* start *

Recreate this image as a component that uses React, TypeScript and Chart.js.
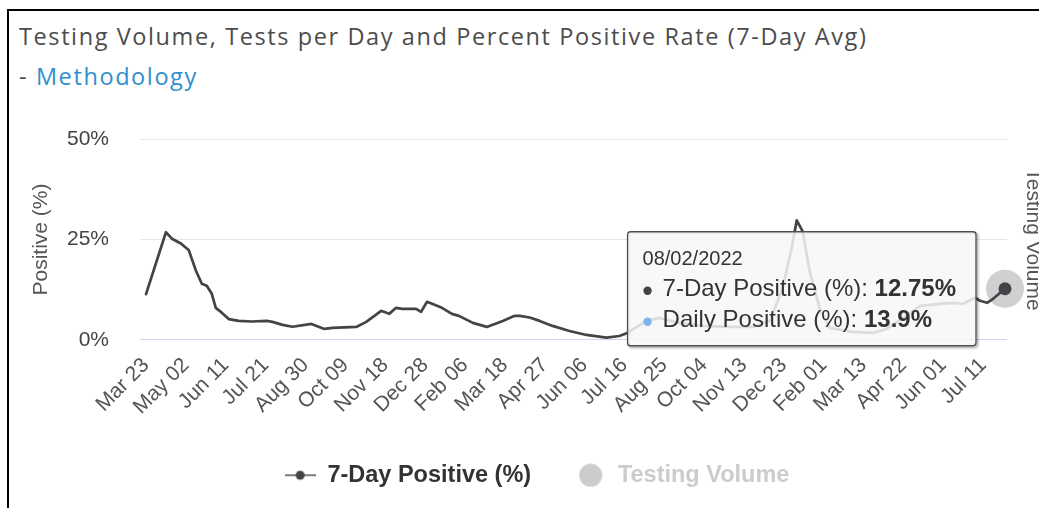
import React, { useEffect, useRef } from "react";
import { Chart, registerables } from "chart.js";

Chart.register(...registerables);

// ---- data ----
const sampleDates = [
  "2020-03-23", "2020-04-12", "2020-04-18", "2020-04-27", "2020-05-05", "2020-05-12",
  "2020-05-18", "2020-05-23", "2020-05-28", "2020-06-01", "2020-06-07", "2020-06-14",
  "2020-06-24", "2020-07-07", "2020-07-22", "2020-07-28", "2020-08-07", "2020-08-17",
  "2020-09-05", "2020-09-18", "2020-09-26", "2020-10-20", "2020-10-30", "2020-11-14",
  "2020-11-22", "2020-11-29", "2020-12-05", "2020-12-19", "2020-12-24", "2020-12-30",
  "2021-01-14", "2021-01-24", "2021-01-31", "2021-02-14", "2021-02-28", "2021-03-16",
  "2021-03-28", "2021-04-02", "2021-04-12", "2021-04-22", "2021-05-05", "2021-05-22",
  "2021-06-08", "2021-06-28", "2021-07-11", "2021-07-19", "2021-08-07", "2021-08-20",
  "2021-09-09", "2021-10-03", "2021-10-27", "2021-11-22", "2021-12-09", "2021-12-22",
  "2021-12-31", "2022-01-05", "2022-01-11", "2022-01-18", "2022-01-28", "2022-02-07",
  "2022-03-02", "2022-03-22", "2022-04-05", "2022-04-22", "2022-05-09", "2022-05-29",
  "2022-06-11", "2022-06-21", "2022-07-03", "2022-07-08", "2022-07-15", "2022-07-21",
  "2022-08-02",
];
const positive7 = [
  11.4, 26.8, 25.2, 24.0, 22.3, 17.3,
  14.0, 13.5, 11.5, 8.0, 6.8, 5.2,
  4.75, 4.6, 4.75, 4.5, 3.75, 3.3,
  4.0, 2.75, 3.0, 3.25, 4.5, 7.25,
  6.5, 8.0, 7.75, 7.75, 7.0, 9.5,
  8.0, 6.5, 6.0, 4.25, 3.25, 4.75,
  6.0, 6.0, 5.6, 4.75, 3.5, 2.25,
  1.25, 0.6, 1.0, 1.75, 4.75, 5.5,
  4.25, 3.5, 3.25, 3.25, 4.75, 13.0,
  23.0, 29.75, 27.0, 17.0, 8.0, 3.0,
  2.0, 1.75, 2.75, 5.5, 8.5, 9.0,
  9.25, 9.0, 10.5, 9.75, 9.25, 10.25,
  12.75,
];
const tickDates = [
  "2020-03-23", "2020-05-02", "2020-06-11", "2020-07-21", "2020-08-30", "2020-10-09",
  "2020-11-18", "2020-12-28", "2021-02-06", "2021-03-18", "2021-04-27", "2021-06-06",
  "2021-07-16", "2021-08-25", "2021-10-04", "2021-11-13", "2021-12-23", "2022-02-01",
  "2022-03-13", "2022-04-22", "2022-06-01", "2022-07-11",
];
const tickLabels = [
  "Mar 23", "May 02", "Jun 11", "Jul 21", "Aug 30", "Oct 09",
  "Nov 18", "Dec 28", "Feb 06", "Mar 18", "Apr 27", "Jun 06",
  "Jul 16", "Aug 25", "Oct 04", "Nov 13", "Dec 23", "Feb 01",
  "Mar 13", "Apr 22", "Jun 01", "Jul 11",
];
const yTickValues = [0, 25, 50];
const yTickLabels = ["0%", "25%", "50%"];
const seriesNames = ["7-Day Positive (%)", "Daily Positive (%)", "Testing Volume"];
const hoverDateLabel = "08/02/2022";
const dailyPositiveAtHover = 13.9;

const START = Date.UTC(2020, 2, 23);
const dayOf = (iso: string) => {
  const [y, m, d] = iso.split("-").map(Number);
  return Math.round((Date.UTC(y, m - 1, d) - START) / 86400000);
};

const FONT = "'Liberation Sans', Arial, sans-serif";

function makeLineDot() {
  const c = document.createElement("canvas");
  c.width = 31;
  c.height = 12;
  const g = c.getContext("2d")!;
  g.strokeStyle = "#7a7a7e";
  g.lineWidth = 2;
  g.beginPath();
  g.moveTo(0, 6);
  g.lineTo(31, 6);
  g.stroke();
  g.fillStyle = "#434348";
  g.beginPath();
  g.arc(15.5, 6, 4.5, 0, Math.PI * 2);
  g.fill();
  return c;
}

function makeCircle() {
  const c = document.createElement("canvas");
  c.width = 24;
  c.height = 24;
  const g = c.getContext("2d")!;
  g.fillStyle = "#cccccc";
  g.beginPath();
  g.arc(12, 12, 11.5, 0, Math.PI * 2);
  g.fill();
  return c;
}

function roundRect(ctx: CanvasRenderingContext2D, x: number, y: number, w: number, h: number, r: number) {
  ctx.beginPath();
  ctx.moveTo(x + r, y);
  ctx.lineTo(x + w - r, y);
  ctx.arcTo(x + w, y, x + w, y + r, r);
  ctx.lineTo(x + w, y + h - r);
  ctx.arcTo(x + w, y + h, x + w - r, y + h, r);
  ctx.lineTo(x + r, y + h);
  ctx.arcTo(x, y + h, x, y + h - r, r);
  ctx.lineTo(x, y + r);
  ctx.arcTo(x, y, x + r, y, r);
  ctx.closePath();
}

const hoverPlugin = {
  id: "hoverTooltip",
  afterDraw(chart: any) {
    const meta = chart.getDatasetMeta(0);
    const pt = meta.data[meta.data.length - 1];
    if (!pt) return;
    const ctx: CanvasRenderingContext2D = chart.ctx;
    ctx.save();
    // halo + hover marker
    ctx.fillStyle = "rgba(67,67,72,0.25)";
    ctx.beginPath();
    ctx.arc(pt.x, pt.y, 19, 0, Math.PI * 2);
    ctx.fill();
    ctx.fillStyle = "#434348";
    ctx.beginPath();
    ctx.arc(pt.x, pt.y, 6.5, 0, Math.PI * 2);
    ctx.fill();

    // tooltip
    const last = positive7[positive7.length - 1];
    const rows = [
      { color: "#434348", label: seriesNames[0] + ": ", value: last.toFixed(2) + "%" },
      { color: "#7cb5ec", label: seriesNames[1] + ": ", value: String(dailyPositiveAtHover) + "%" },
    ];
    const bodyReg = `24px ${FONT}`;
    const bodyBold = `bold 24px ${FONT}`;
    let maxW = 0;
    const widths = rows.map((r) => {
      ctx.font = bodyReg;
      const a = ctx.measureText(r.label).width;
      ctx.font = bodyBold;
      const b = ctx.measureText(r.value).width;
      maxW = Math.max(maxW, a + b);
      return a;
    });
    const w = 35 + maxW + 20;
    const h = 114;
    const right = pt.x - 29;
    const left = right - w;
    const top = pt.y - 57;

    // shadow
    for (let i = 1; i <= 3; i++) {
      ctx.strokeStyle = `rgba(0,0,0,${0.05 * i})`;
      ctx.lineWidth = 7 - 2 * i;
      roundRect(ctx, left + 1.5, top + 1.5, w, h, 3);
      ctx.stroke();
    }
    ctx.fillStyle = "rgba(247,247,247,0.85)";
    roundRect(ctx, left, top, w, h, 3);
    ctx.fill();
    ctx.strokeStyle = "#4d4d52";
    ctx.lineWidth = 1.3;
    ctx.stroke();

    ctx.textBaseline = "middle";
    ctx.textAlign = "left";
    ctx.fillStyle = "#333333";
    ctx.font = `20px ${FONT}`;
    ctx.fillText(hoverDateLabel, left + 15, top + 28);
    rows.forEach((r, i) => {
      const cy = top + 58 + i * 31;
      ctx.fillStyle = r.color;
      ctx.beginPath();
      ctx.arc(left + 20, cy + 1, 4.2, 0, Math.PI * 2);
      ctx.fill();
      ctx.fillStyle = "#333333";
      ctx.font = bodyReg;
      ctx.fillText(r.label, left + 35, cy);
      ctx.font = bodyBold;
      ctx.fillText(r.value, left + 35 + widths[i], cy);
    });
    ctx.restore();
  },
};

export default function App() {
  const ref = useRef<HTMLCanvasElement>(null);

  useEffect(() => {
    const canvas = ref.current;
    if (!canvas) return;
    const lineDot = makeLineDot();
    const circle = makeCircle();
    const chart = new Chart(canvas, {
      type: "line",
      data: {
        datasets: [
          {
            label: seriesNames[0],
            data: sampleDates.map((d, i) => ({ x: dayOf(d), y: positive7[i] })),
            borderColor: "#434348",
            backgroundColor: "#434348",
            borderWidth: 2.7,
            borderJoinStyle: "round",
            borderCapStyle: "round",
            pointRadius: 0,
            pointHoverRadius: 0,
            tension: 0,
            yAxisID: "y",
          },
          {
            label: seriesNames[2],
            data: [],
            yAxisID: "y1",
            hidden: true,
            borderColor: "#cccccc",
            backgroundColor: "#cccccc",
          },
        ],
      },
      options: {
        responsive: false,
        animation: false,
        events: [],
        layout: { padding: { left: 6, top: 30, right: 0, bottom: 12 } },
        scales: {
          x: {
            type: "linear",
            min: -6,
            max: 864,
            grid: {
              display: true,
              drawOnChartArea: false,
              drawTicks: true,
              tickLength: 13,
              tickColor: "transparent",
              color: "transparent",
            },
            border: { display: false },
            afterBuildTicks: (axis: any) => {
              axis.ticks = tickDates.map((d) => ({ value: dayOf(d) }));
            },
            ticks: {
              autoSkip: false,
              maxRotation: 45,
              minRotation: 45,
              padding: 0,
              color: "#555555",
              font: { family: FONT, size: 21 },
              callback: (_v: any, i: number) => tickLabels[i],
            },
          },
          y: {
            position: "left",
            min: 0,
            max: 50,
            afterBuildTicks: (axis: any) => {
              axis.ticks = yTickValues.map((v) => ({ value: v }));
            },
            grid: {
              drawTicks: true,
              tickLength: 31,
              tickColor: "transparent",
              color: (c: any) => (c.tick && c.tick.value === 0 ? "#ccd6eb" : "#e6e6e6"),
              lineWidth: 1,
            },
            border: { display: false },
            ticks: {
              padding: 0,
              color: "#444444",
              font: { family: FONT, size: 21 },
              callback: (_v: any, i: number) => yTickLabels[i],
            },
            title: {
              display: true,
              text: "Positive (%)",
              color: "#555555",
              font: { family: FONT, size: 21 },
              padding: { top: 13.4, bottom: 13.4 },
            },
          },
          y1: {
            position: "right",
            display: true,
            grid: { display: false, drawTicks: false },
            border: { display: false },
            ticks: { display: false },
            title: {
              display: true,
              text: seriesNames[2],
              color: "#555555",
              font: { family: FONT, size: 21 },
              padding: { top: 13.4, bottom: 13.4 },
            },
          },
        },
        plugins: {
          tooltip: { enabled: false },
          legend: {
            position: "bottom",
            onClick: () => {},
            labels: {
              usePointStyle: true,
              pointStyleWidth: 31,
              padding: 44,
              font: { family: FONT, size: 23.5, weight: "bold" },
              color: "#333333",
              generateLabels: () => [
                {
                  text: seriesNames[0],
                  pointStyle: lineDot,
                  fontColor: "#333333",
                  fillStyle: "transparent",
                  strokeStyle: "transparent",
                  lineWidth: 0,
                  hidden: false,
                  datasetIndex: 0,
                },
                {
                  text: seriesNames[2],
                  pointStyle: circle,
                  fontColor: "#cccccc",
                  fillStyle: "transparent",
                  strokeStyle: "transparent",
                  lineWidth: 0,
                  hidden: false,
                  datasetIndex: 1,
                },
              ],
            },
          },
        },
      } as any,
      plugins: [hoverPlugin],
    } as any);
    return () => chart.destroy();
  }, []);

  return (
    <div
      style={{
        position: "fixed",
        left: 0,
        top: 0,
        width: 1039,
        height: 508,
        overflow: "hidden",
        background: "#ffffff",
      }}
    >
      <div
        style={{
          position: "absolute",
          left: 7,
          top: 9,
          width: 1200,
          height: 700,
          border: "2px solid #000000",
          boxSizing: "border-box",
        }}
      />
      <div
        style={{
          position: "absolute",
          left: 19,
          top: 16,
          fontFamily: "'Open Sans', Lato, sans-serif",
          fontSize: 23.5,
          letterSpacing: "1.6px",
          lineHeight: "40px",
          color: "#4c4c4c",
          whiteSpace: "nowrap",
        }}
      >
        <div>Testing Volume, Tests per Day and Percent Positive Rate (7-Day Avg)</div>
        <div>
          - <span style={{ color: "#2f8fce" }}>Methodology</span>
        </div>
      </div>
      <div style={{ position: "absolute", left: 9, top: 109, width: 1050, height: 400 }}>
        <canvas
          ref={ref}
          width={1050}
          height={400}
          style={{ display: "block", width: 1050, height: 400 }}
        />
      </div>
    </div>
  );
}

* end *

Task requirements
Repeat exactly and only the lines from the start of the data above through the line that holds "Chart.register(...registerables);", inclusive. Pictures do not belong in the copy.

Solution
Recreate this image as a component that uses React, TypeScript and Chart.js.
import React, { useEffect, useRef } from "react";
import { Chart, registerables } from "chart.js";

Chart.register(...registerables);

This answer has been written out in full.